The process of collecting the haratsi through the electricity bills might be gone but the tax burden on the Greek society remains as it is earmarked to plug a hole in the revenues worth 1.7% of GDP in 2013. Greek households between 2010 and 2013 saw their incomes take a fivefold hit from property taxes, in a period during which 650,000 lost their jobs, 770,000 are unemployed for over one year and pretty much everyone else had their salaries or pensions cut on average by a quarter.
Judging by previous incidents, Stournaras has little room to re-negotiate a measure that was agreed upon only two months ago. What is different this time compared to the past, though, is the new evidence presented by the IMF’s chief economist Olivier Blanchard that austerity can do up to three times more damage on an economy than was initially thought.
Greece’s 2013 budget is designed with a fiscal multiplier close to one – as opposed to the 1.7 that the implementation of the program so far has shown – in the expectation of improvement of sentiment towards the country, the end of euro membership speculation and improved credit and liquidity conditions after the recapitalisation of the local banks.

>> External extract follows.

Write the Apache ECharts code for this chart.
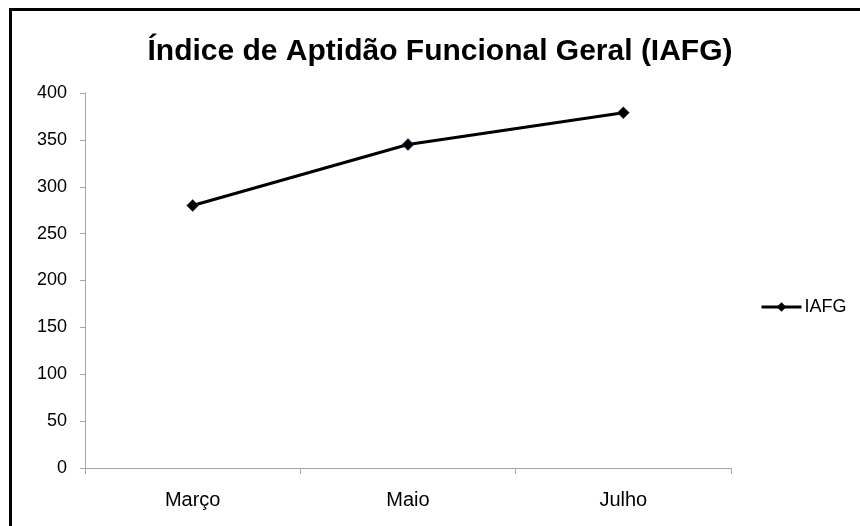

Maintaining the same austerity course while adjusting the multiplier so one can have a proper assessment of the damage is one way of making use of Blanchard’s new evidence. The other is to adjust the policies so the damage is contained. In a recent IMF press conference Blanchard went as far as suggesting that fiscal consolidations should be adjusted to structural and not nominal targets so automatic stabilisers are allowed to kick in. According to IMF’s latest review of the Greek program, on a cyclically adjusted basis Greece has already achieved a phenomenal fiscal adjustment and in 2012 run a primary surplus.
The onus is on the Greek Prime Minister Antonis Samaras and the finance minister to protect the best interests of the country. Surely after three tumultuous years, the troika also wants to see the situation improve and some success stories begin to come out of Greece.